Jimi Korbesashvili fait partie de la centaine de personnes parties d’Argokhi depuis 2002. Son départ est l’illustration de l’exode rural qui touche la Géorgie. Si la population de Tbilissi augmente de façon constante depuis 2005, celle des régions rurales diminue. Toutefois, elle représente encore 40 % de la population totale.
Absence de perspectives
Devant la maison, un chien se met à aboyer. Otari Korbesashvili, le mari d’Anna, rentre en chantant dans le jardin. Pour lui, l’explication est toute trouvée : « Les jeunes Géorgiens ne veulent pas travailler. La terre d’ici nous offre de multiples possibilités pour l’élevage ou la vigne, mais personne n’en profite, regrette-t-il. Les jeunes préfèrent aller dans les grandes villes et travailler dans les bureaux. »
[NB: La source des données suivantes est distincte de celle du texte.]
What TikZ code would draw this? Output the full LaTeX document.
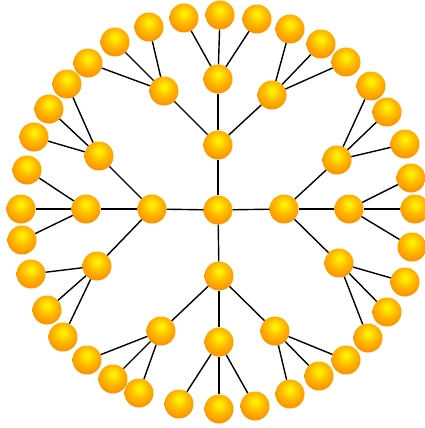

En dehors de l’école maternelle et primaire et du seul commerce d’Argokhi, les personnes qui n’ont pas d’exploitation agricole ou de terres ont pourtant peu d’opportunités d’emploi. « Il n’y a pas d’espoir pour les jeunes ici », lâche Dodika Vanishvili.
Le trentenaire est assis à l’abri de la pluie sur la place centrale avec son père et un ami. « Birsha », c’est le mot d’origine russe utilisé en Géorgie pour désigner les hommes comme eux, traînant dehors sans rien faire. « Les jeunes qui restent vont bientôt s’asseoir ici avec nous », prédit-il.
120 km - Fin de saison à la station de ski de Gudauri
À quelques 2 000 mètres d’altitude, la route passe en plein milieu d’une station de ski avant d’atteindre son point culminant au Col de la Croix, où les touristes se bousculent en hiver. Les sommets enneigés du Caucase, dont certains culminent à 5 000 mètres, servent de toile de fond aux installations touristiques qui sortent de terre à un rythme effréné.
Appartements à vendre, hôtels et spas fleurissent le long d’une chaussée défoncée et jonchée de déchets. Des loueurs de quads prennent leur aise sur des parcelles d’herbes. Alors qu’à Tbilissi, les caractères russes sont de moins en moins tolérés, ici, des dizaines d’affiches sont rédigées dans les deux langues.